Six Red Flags in Acceleration Clauses
During lease review, the following provisions should trigger immediate concern. Each represents a landlord-favorable term that dramatically increases your financial risk and should be negotiated aggressively or removed entirely.
Red Flag #1: No cure period before acceleration. If the lease allows the landlord to accelerate rent immediately upon default with no notice and no opportunity to cure, you are one late check away from a seven-figure liability. Always require written notice and a minimum 10-day cure period for monetary defaults.
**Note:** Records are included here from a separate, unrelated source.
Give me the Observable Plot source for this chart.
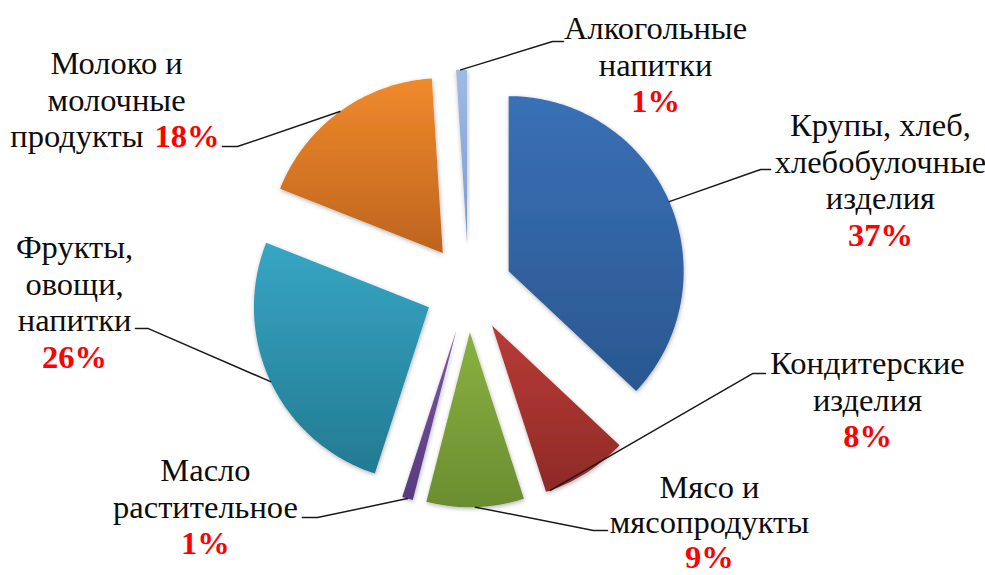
<!DOCTYPE html>
<html>
<head>
<meta charset="utf-8">
<script src="https://cdn.jsdelivr.net/npm/d3@7"></script>
<script src="https://cdn.jsdelivr.net/npm/@observablehq/plot@0.6"></script>
<style>
  html, body { margin: 0; padding: 0; background: #fff; }
  #chart svg { display: block; }
</style>
</head>
<body>
<div id="chart"></div>
<script>
// ---------- data ----------
const categories = [
  "Крупы, хлеб, хлебобулочные изделия",
  "Кондитерские изделия",
  "Мясо и мясопродукты",
  "Масло растительное",
  "Фрукты, овощи, напитки",
  "Молоко и молочные продукты",
  "Алкогольные напитки"
];
const labelLines = [
  ["Крупы, хлеб,", "хлебобулочные", "изделия"],
  ["Кондитерские", "изделия"],
  ["Мясо и", "мясопродукты"],
  ["Масло", "растительное"],
  ["Фрукты,", "овощи,", "напитки"],
  ["Молоко и", "молочные", "продукты"],
  ["Алкогольные", "напитки"]
];
const shares = [37, 8, 9, 1, 26, 18, 1];

// ---------- styles ----------
const colorTop    = ["#3a70b6", "#b93b37", "#8ab142", "#7a5aa2", "#37a6c4", "#f08a2c", "#9fbbe4"];
const colorBottom = ["#2a578f", "#8e2a27", "#6b8d30", "#573a7e", "#237a91", "#bd641e", "#7b9ad0"];

// ---------- layout (chart units: 1 = pie radius) ----------
const W = 985, H = 575, R = 175, CX = 468, CY = 288;
const explode = 0.25;
const fontSize = 32.5;
const labelX    = [2.354, 2.280, 1.377, -1.503, -2.251, -2.011, 1.069];
const labelY0   = [0.931, -0.429, -1.137, -1.040, 0.234, 1.286, 1.486];
const labelStep = [0.21, 0.21, 0.20, 0.21, 0.21, 0.21, 0.21];
const pctInline = [false, false, false, false, false, true, false];
const inlineX = [-1.857, -1.794]; // end of words, start of percent
const leaderAngleDeg = [null, 160.5, null, null, null, null, 357.9];
const leaderElbow = [[1.669, 0.680], [1.623, -0.486], [0.714, -1.383], [-0.863, -1.309], [-1.829, -0.229], [-1.320, 0.811], [0.480, 1.411]];
const leaderEnd   = [[1.726, 0.680], [1.697, -0.486], [0.794, -1.383], [-0.949, -1.309], [-1.903, -0.229], [-1.406, 0.811], [0.543, 1.411]];

// ---------- geometry from values ----------
const pie = d3.pie().sort(null).value(d => d)(shares);
const slices = pie.map((p, i) => {
  const mid = (p.startAngle + p.endAngle) / 2;
  const cx = explode * Math.sin(mid), cy = explode * Math.cos(mid);
  const pts = [{x: cx, y: cy}];
  const n = Math.max(2, Math.ceil((p.endAngle - p.startAngle) / (Math.PI / 180)));
  for (let k = 0; k <= n; k++) {
    const a = p.startAngle + (p.endAngle - p.startAngle) * k / n;
    pts.push({x: cx + Math.sin(a), y: cy + Math.cos(a)});
  }
  return {i, mid, cx, cy, pts};
});

const leaders = [];
slices.forEach(s => {
  const a = leaderAngleDeg[s.i] != null ? leaderAngleDeg[s.i] * Math.PI / 180 : s.mid;
  leaders.push({i: s.i, x: s.cx + Math.sin(a), y: s.cy + Math.cos(a)});
  leaders.push({i: s.i, x: leaderElbow[s.i][0], y: leaderElbow[s.i][1]});
  leaders.push({i: s.i, x: leaderEnd[s.i][0], y: leaderEnd[s.i][1]});
});

const rows = [];
labelLines.forEach((lines, i) => {
  lines.forEach((t, j) => {
    const y = labelY0[i] - j * labelStep[i];
    if (pctInline[i] && j === lines.length - 1) {
      rows.push({x: inlineX[0], y, text: t, kind: "word", anchor: "end"});
      rows.push({x: inlineX[1], y, text: shares[i] + "%", kind: "pct", anchor: "start"});
    } else {
      rows.push({x: labelX[i], y, text: t, kind: "word", anchor: "middle"});
    }
  });
  if (!pctInline[i]) {
    rows.push({x: labelX[i], y: labelY0[i] - lines.length * labelStep[i], text: shares[i] + "%", kind: "pct", anchor: "middle"});
  }
});

const font = "Liberation Serif, Times New Roman, serif";
const textMarks = [];
for (const kind of ["word", "pct"]) {
  for (const anchor of ["middle", "start", "end"]) {
    const data = rows.filter(r => r.kind === kind && r.anchor === anchor);
    if (!data.length) continue;
    textMarks.push(Plot.text(data, {
      x: "x", y: "y", text: "text",
      textAnchor: anchor,
      lineAnchor: "middle",
      fontSize,
      fontFamily: font,
      fontWeight: kind === "pct" ? "bold" : "normal",
      fill: kind === "pct" ? "#ff0000" : "#0d0d0d"
    }));
  }
}

const svg = Plot.plot({
  width: W, height: H,
  margin: 0,
  x: {domain: [-CX / R, (W - CX) / R], axis: null},
  y: {domain: [-(H - CY) / R, CY / R], axis: null},
  marks: [
    ...slices.map(s => Plot.line(s.pts, {
      x: "x", y: "y", curve: "linear-closed",
      fill: `url(#grad${s.i})`, stroke: "none"
    })),
    Plot.line(leaders, {x: "x", y: "y", z: "i", stroke: "#1a1a1a", strokeWidth: 1.5, curve: "linear"}),
    ...textMarks
  ]
});

// gradients and soft shadow
const root = d3.select(svg);
const defs = root.insert("defs", ":first-child");
colorTop.forEach((c, i) => {
  const g = defs.append("linearGradient").attr("id", "grad" + i)
    .attr("x1", 0).attr("y1", 0).attr("x2", 0).attr("y2", 1);
  g.append("stop").attr("offset", "0%").attr("stop-color", c);
  g.append("stop").attr("offset", "100%").attr("stop-color", colorBottom[i]);
});
const f = defs.append("filter").attr("id", "shadow")
  .attr("x", "-20%").attr("y", "-20%").attr("width", "140%").attr("height", "140%");
f.append("feDropShadow").attr("dx", 0.5).attr("dy", 1.5).attr("stdDeviation", 2)
  .attr("flood-color", "#000").attr("flood-opacity", 0.3);
const lineGroups = svg.querySelectorAll('g[aria-label="line"]');
for (let k = 0; k < slices.length; k++) lineGroups[k].setAttribute("filter", "url(#shadow)");

document.getElementById("chart").appendChild(svg);
</script>
</body>
</html>
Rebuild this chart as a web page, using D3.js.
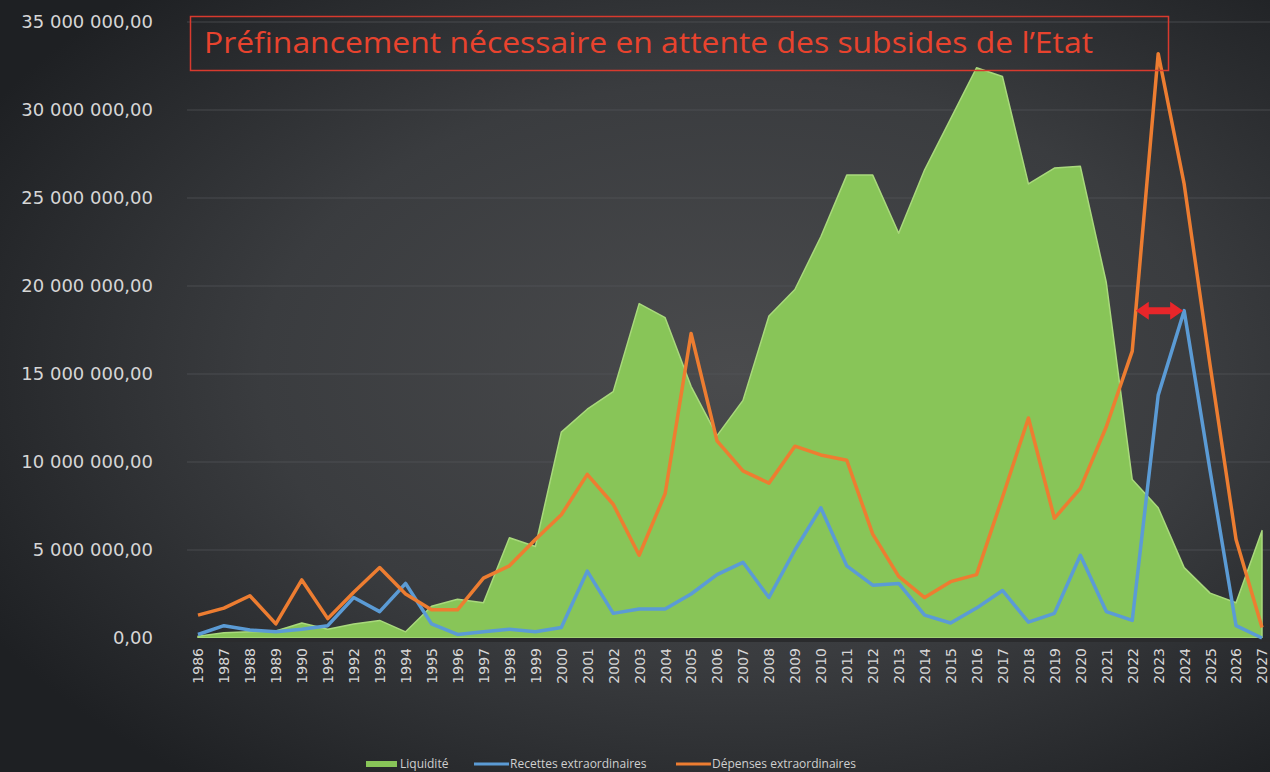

Red Flag #2: Acceleration of “Additional Rent” including future CAM and taxes. Some leases accelerate not just base rent but also estimated future CAM charges, real estate taxes, and insurance premiums. These charges are variable and speculative—the landlord should not be entitled to collect estimated future operating expenses when the tenant is no longer occupying the space.
Red Flag #3: Waiver of landlord’s duty to mitigate. A mitigation waiver means the landlord can leave your space vacant, collect accelerated rent from you, and have no obligation to try re-letting the premises. In landlord-friendly states like New York, this waiver may be enforceable. Strike it whenever possible.
Red Flag #4: Cross-default provisions linking multiple leases. If you lease multiple spaces from the same landlord, a cross-default clause means a default on one lease can trigger acceleration on all of your leases with that landlord. Your exposure multiplies by the number of leases. Negotiate to eliminate cross-default or limit it to material monetary defaults only.
Red Flag #5: No present value discount on accelerated rent. Full undiscounted acceleration is the most financially punitive version of this clause. If the landlord collects five years of rent today instead of monthly over five years, the time value of money alone represents a substantial windfall. Require present value discounting at a minimum rate of 5–6%.
Red Flag #6: Acceleration survives lease termination. Some leases state that the acceleration obligation “survives” termination of the lease. This means even after you vacate and the landlord re-lets the space, you may still owe the full accelerated amount with no credit for re-letting. This is arguably the most aggressive acceleration provision and should be vigorously contested.
Frequently Asked Questions
Final Thoughts: Knowledge Is Your Best Defense
The acceleration clause is one of the most consequential provisions in any commercial lease—and one of the most frequently overlooked by tenants. A single sentence in a 60-page document can create a liability that dwarfs the value of the business itself. Yet most tenants sign leases without fully understanding their acceleration exposure or attempting to negotiate it down.
The good news is that acceleration clauses are highly negotiable. Landlords include the most aggressive version because they can. But most will accept reasonable modifications—present value discounting, cure periods, mitigation requirements, and caps on the total amount—when tenants push back with informed, specific requests.
The key takeaways are straightforward. First, identify whether your lease contains an acceleration clause and understand exactly what triggers it. Second, calculate your maximum exposure under the current language. Third, negotiate for present value discounting, a cap on accelerated rent, mandatory mitigation, and adequate cure periods. Fourth, understand the law in your jurisdiction—what is enforceable in New York may not be enforceable in California. And fifth, get qualified legal counsel to review the clause in the context of your full lease.
Commercial lease disputes involving acceleration clauses routinely result in six- and seven-figure judgments. The time to address this risk is before you sign—not after a default notice arrives. Every dollar you spend on legal review and negotiation now could save you tens of thousands, or hundreds of thousands, in exposure later.